» Data provided
########################################

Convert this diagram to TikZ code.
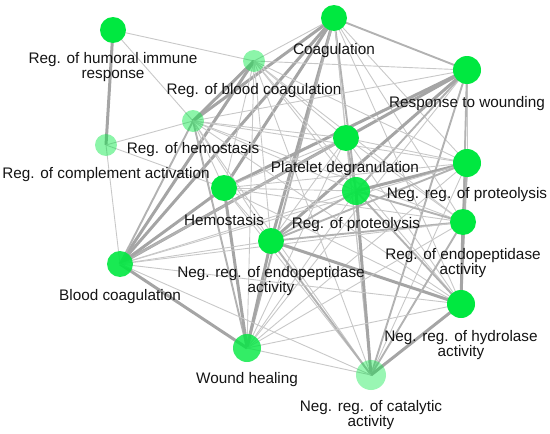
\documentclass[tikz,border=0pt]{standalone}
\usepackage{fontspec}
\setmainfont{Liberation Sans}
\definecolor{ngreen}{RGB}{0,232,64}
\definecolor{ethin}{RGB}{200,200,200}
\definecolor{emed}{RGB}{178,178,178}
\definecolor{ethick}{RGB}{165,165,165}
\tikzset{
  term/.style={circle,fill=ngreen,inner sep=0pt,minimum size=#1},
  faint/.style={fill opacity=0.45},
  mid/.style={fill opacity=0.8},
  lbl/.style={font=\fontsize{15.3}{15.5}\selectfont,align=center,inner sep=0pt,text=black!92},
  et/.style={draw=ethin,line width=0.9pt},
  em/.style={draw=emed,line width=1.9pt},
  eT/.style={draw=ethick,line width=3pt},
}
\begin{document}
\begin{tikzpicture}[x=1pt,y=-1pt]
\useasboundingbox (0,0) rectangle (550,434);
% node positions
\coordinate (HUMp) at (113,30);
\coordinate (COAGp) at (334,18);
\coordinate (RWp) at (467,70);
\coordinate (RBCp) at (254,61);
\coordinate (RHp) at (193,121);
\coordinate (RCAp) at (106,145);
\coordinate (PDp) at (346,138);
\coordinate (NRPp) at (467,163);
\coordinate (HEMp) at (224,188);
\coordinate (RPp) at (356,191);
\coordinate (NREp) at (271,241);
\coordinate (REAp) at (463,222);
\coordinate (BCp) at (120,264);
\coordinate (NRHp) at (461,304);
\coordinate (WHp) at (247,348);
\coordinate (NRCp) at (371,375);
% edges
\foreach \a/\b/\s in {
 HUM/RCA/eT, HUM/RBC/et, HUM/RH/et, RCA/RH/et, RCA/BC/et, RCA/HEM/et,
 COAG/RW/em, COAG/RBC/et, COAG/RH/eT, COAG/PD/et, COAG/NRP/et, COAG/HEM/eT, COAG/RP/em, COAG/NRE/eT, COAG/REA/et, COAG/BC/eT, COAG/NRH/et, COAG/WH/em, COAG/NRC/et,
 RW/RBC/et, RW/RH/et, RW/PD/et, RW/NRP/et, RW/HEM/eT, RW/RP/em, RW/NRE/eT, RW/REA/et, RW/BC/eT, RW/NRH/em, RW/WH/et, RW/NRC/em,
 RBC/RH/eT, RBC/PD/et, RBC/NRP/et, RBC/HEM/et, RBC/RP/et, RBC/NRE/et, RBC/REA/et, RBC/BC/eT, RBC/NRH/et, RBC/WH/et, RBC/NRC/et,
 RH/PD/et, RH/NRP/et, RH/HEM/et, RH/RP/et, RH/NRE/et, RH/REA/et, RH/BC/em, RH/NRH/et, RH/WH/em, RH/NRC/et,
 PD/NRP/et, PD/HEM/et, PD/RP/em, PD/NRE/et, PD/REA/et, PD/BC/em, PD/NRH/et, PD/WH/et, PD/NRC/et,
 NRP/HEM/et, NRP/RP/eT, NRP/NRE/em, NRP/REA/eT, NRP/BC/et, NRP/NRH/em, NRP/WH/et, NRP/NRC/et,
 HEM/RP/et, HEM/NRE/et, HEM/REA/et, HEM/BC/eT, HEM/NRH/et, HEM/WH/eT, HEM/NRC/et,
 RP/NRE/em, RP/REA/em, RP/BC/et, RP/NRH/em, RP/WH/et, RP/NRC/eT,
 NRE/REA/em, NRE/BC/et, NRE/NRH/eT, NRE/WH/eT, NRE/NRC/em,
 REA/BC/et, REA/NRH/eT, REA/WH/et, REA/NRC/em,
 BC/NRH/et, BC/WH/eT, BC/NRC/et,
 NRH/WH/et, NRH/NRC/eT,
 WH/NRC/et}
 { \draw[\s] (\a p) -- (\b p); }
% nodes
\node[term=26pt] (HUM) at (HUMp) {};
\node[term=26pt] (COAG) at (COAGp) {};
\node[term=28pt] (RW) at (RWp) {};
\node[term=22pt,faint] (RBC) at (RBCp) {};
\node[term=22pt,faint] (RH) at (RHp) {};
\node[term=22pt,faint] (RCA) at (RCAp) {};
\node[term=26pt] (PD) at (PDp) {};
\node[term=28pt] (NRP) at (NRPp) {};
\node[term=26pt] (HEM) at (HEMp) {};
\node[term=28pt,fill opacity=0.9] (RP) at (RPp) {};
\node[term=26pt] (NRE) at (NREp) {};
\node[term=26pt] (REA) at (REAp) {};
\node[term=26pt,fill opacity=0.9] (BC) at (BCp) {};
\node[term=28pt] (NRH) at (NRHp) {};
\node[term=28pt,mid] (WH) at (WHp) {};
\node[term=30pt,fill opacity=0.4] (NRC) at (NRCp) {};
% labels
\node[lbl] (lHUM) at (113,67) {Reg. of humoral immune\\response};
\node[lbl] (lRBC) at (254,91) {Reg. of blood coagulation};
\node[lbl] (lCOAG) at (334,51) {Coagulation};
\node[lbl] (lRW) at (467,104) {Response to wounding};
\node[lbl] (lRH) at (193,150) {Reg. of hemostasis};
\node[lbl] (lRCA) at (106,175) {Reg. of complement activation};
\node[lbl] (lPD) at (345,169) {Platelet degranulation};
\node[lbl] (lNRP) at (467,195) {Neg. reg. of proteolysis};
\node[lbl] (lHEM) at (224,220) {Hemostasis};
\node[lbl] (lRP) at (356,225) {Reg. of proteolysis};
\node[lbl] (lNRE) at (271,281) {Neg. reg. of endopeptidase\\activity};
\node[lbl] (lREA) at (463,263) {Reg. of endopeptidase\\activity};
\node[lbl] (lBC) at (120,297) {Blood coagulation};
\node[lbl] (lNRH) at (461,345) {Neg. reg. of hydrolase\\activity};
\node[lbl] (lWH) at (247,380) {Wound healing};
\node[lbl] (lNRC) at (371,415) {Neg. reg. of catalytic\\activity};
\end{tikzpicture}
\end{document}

########################################

Write the material out again exactly as it appears, dropping the pictures.

» Task answer
Convert this diagram to TikZ code.
\documentclass[tikz,border=0pt]{standalone}
\usepackage{fontspec}
\setmainfont{Liberation Sans}
\definecolor{ngreen}{RGB}{0,232,64}
\definecolor{ethin}{RGB}{200,200,200}
\definecolor{emed}{RGB}{178,178,178}
\definecolor{ethick}{RGB}{165,165,165}
\tikzset{
  term/.style={circle,fill=ngreen,inner sep=0pt,minimum size=#1},
  faint/.style={fill opacity=0.45},
  mid/.style={fill opacity=0.8},
  lbl/.style={font=\fontsize{15.3}{15.5}\selectfont,align=center,inner sep=0pt,text=black!92},
  et/.style={draw=ethin,line width=0.9pt},
  em/.style={draw=emed,line width=1.9pt},
  eT/.style={draw=ethick,line width=3pt},
}
\begin{document}
\begin{tikzpicture}[x=1pt,y=-1pt]
\useasboundingbox (0,0) rectangle (550,434);
% node positions
\coordinate (HUMp) at (113,30);
\coordinate (COAGp) at (334,18);
\coordinate (RWp) at (467,70);
\coordinate (RBCp) at (254,61);
\coordinate (RHp) at (193,121);
\coordinate (RCAp) at (106,145);
\coordinate (PDp) at (346,138);
\coordinate (NRPp) at (467,163);
\coordinate (HEMp) at (224,188);
\coordinate (RPp) at (356,191);
\coordinate (NREp) at (271,241);
\coordinate (REAp) at (463,222);
\coordinate (BCp) at (120,264);
\coordinate (NRHp) at (461,304);
\coordinate (WHp) at (247,348);
\coordinate (NRCp) at (371,375);
% edges
\foreach \a/\b/\s in {
 HUM/RCA/eT, HUM/RBC/et, HUM/RH/et, RCA/RH/et, RCA/BC/et, RCA/HEM/et,
 COAG/RW/em, COAG/RBC/et, COAG/RH/eT, COAG/PD/et, COAG/NRP/et, COAG/HEM/eT, COAG/RP/em, COAG/NRE/eT, COAG/REA/et, COAG/BC/eT, COAG/NRH/et, COAG/WH/em, COAG/NRC/et,
 RW/RBC/et, RW/RH/et, RW/PD/et, RW/NRP/et, RW/HEM/eT, RW/RP/em, RW/NRE/eT, RW/REA/et, RW/BC/eT, RW/NRH/em, RW/WH/et, RW/NRC/em,
 RBC/RH/eT, RBC/PD/et, RBC/NRP/et, RBC/HEM/et, RBC/RP/et, RBC/NRE/et, RBC/REA/et, RBC/BC/eT, RBC/NRH/et, RBC/WH/et, RBC/NRC/et,
 RH/PD/et, RH/NRP/et, RH/HEM/et, RH/RP/et, RH/NRE/et, RH/REA/et, RH/BC/em, RH/NRH/et, RH/WH/em, RH/NRC/et,
 PD/NRP/et, PD/HEM/et, PD/RP/em, PD/NRE/et, PD/REA/et, PD/BC/em, PD/NRH/et, PD/WH/et, PD/NRC/et,
 NRP/HEM/et, NRP/RP/eT, NRP/NRE/em, NRP/REA/eT, NRP/BC/et, NRP/NRH/em, NRP/WH/et, NRP/NRC/et,
 HEM/RP/et, HEM/NRE/et, HEM/REA/et, HEM/BC/eT, HEM/NRH/et, HEM/WH/eT, HEM/NRC/et,
 RP/NRE/em, RP/REA/em, RP/BC/et, RP/NRH/em, RP/WH/et, RP/NRC/eT,
 NRE/REA/em, NRE/BC/et, NRE/NRH/eT, NRE/WH/eT, NRE/NRC/em,
 REA/BC/et, REA/NRH/eT, REA/WH/et, REA/NRC/em,
 BC/NRH/et, BC/WH/eT, BC/NRC/et,
 NRH/WH/et, NRH/NRC/eT,
 WH/NRC/et}
 { \draw[\s] (\a p) -- (\b p); }
% nodes
\node[term=26pt] (HUM) at (HUMp) {};
\node[term=26pt] (COAG) at (COAGp) {};
\node[term=28pt] (RW) at (RWp) {};
\node[term=22pt,faint] (RBC) at (RBCp) {};
\node[term=22pt,faint] (RH) at (RHp) {};
\node[term=22pt,faint] (RCA) at (RCAp) {};
\node[term=26pt] (PD) at (PDp) {};
\node[term=28pt] (NRP) at (NRPp) {};
\node[term=26pt] (HEM) at (HEMp) {};
\node[term=28pt,fill opacity=0.9] (RP) at (RPp) {};
\node[term=26pt] (NRE) at (NREp) {};
\node[term=26pt] (REA) at (REAp) {};
\node[term=26pt,fill opacity=0.9] (BC) at (BCp) {};
\node[term=28pt] (NRH) at (NRHp) {};
\node[term=28pt,mid] (WH) at (WHp) {};
\node[term=30pt,fill opacity=0.4] (NRC) at (NRCp) {};
% labels
\node[lbl] (lHUM) at (113,67) {Reg. of humoral immune\\response};
\node[lbl] (lRBC) at (254,91) {Reg. of blood coagulation};
\node[lbl] (lCOAG) at (334,51) {Coagulation};
\node[lbl] (lRW) at (467,104) {Response to wounding};
\node[lbl] (lRH) at (193,150) {Reg. of hemostasis};
\node[lbl] (lRCA) at (106,175) {Reg. of complement activation};
\node[lbl] (lPD) at (345,169) {Platelet degranulation};
\node[lbl] (lNRP) at (467,195) {Neg. reg. of proteolysis};
\node[lbl] (lHEM) at (224,220) {Hemostasis};
\node[lbl] (lRP) at (356,225) {Reg. of proteolysis};
\node[lbl] (lNRE) at (271,281) {Neg. reg. of endopeptidase\\activity};
\node[lbl] (lREA) at (463,263) {Reg. of endopeptidase\\activity};
\node[lbl] (lBC) at (120,297) {Blood coagulation};
\node[lbl] (lNRH) at (461,345) {Neg. reg. of hydrolase\\activity};
\node[lbl] (lWH) at (247,380) {Wound healing};
\node[lbl] (lNRC) at (371,415) {Neg. reg. of catalytic\\activity};
\end{tikzpicture}
\end{document}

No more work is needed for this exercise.